Sarà lo stesso Pietro di Cluny a dar notizia della sua morte a Eloisa, in una lettera di superiore involo spirituale e di commossa pietas: “Sorella venerabile e carissima nel Signore, colui al quale tu fosti prima unita nella carne, poi legata con un nodo tanto più saldo quanto più perfetto era il legame della carità divina, colui con il quale e sotto il quale hai servito il Signore, Cristo ora lo tiene nel suo seno al tuo posto e come un’altra te stessa, te lo custodisce affinché alla venuta del Signore […] per grazia sua ti sia restituito”.

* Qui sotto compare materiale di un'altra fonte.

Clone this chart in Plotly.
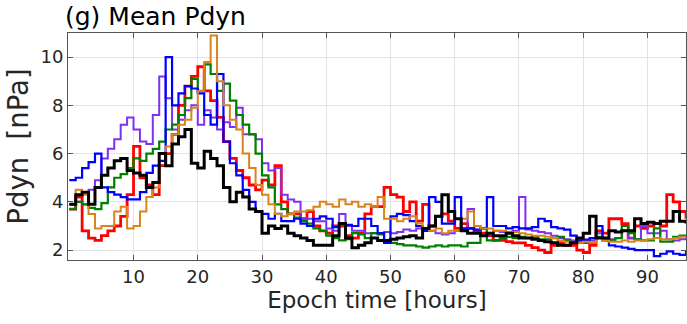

Era morto il 21 aprile del 1142: un necrologio del Paraclet riporterà testualmente: “Maître Pierre Abélard, fondateur de ces lieux et instituteur de sainte religion, trespassa le 21 avril, âgé de LXIII ans”. Eloisa sopravviverà ventidue anni al suo unico amore terreno, morendo anche lei all’età di sessantatré anni il 16 maggio 1164. Le loro tombe, dopo infinite vicissitudini, sono dal 1816 per sempre vicine, in un doppio, monumentale sacello di Alexandre Lenoir, al cimitero parigino del Père Lachaise. Il Romanticismo si era da tempo rispecchiato in quegli amanti. E di quel luogo, maestoso e calmo, farà oggetto d’un pellegrinaggio ancor oggi inconcluso.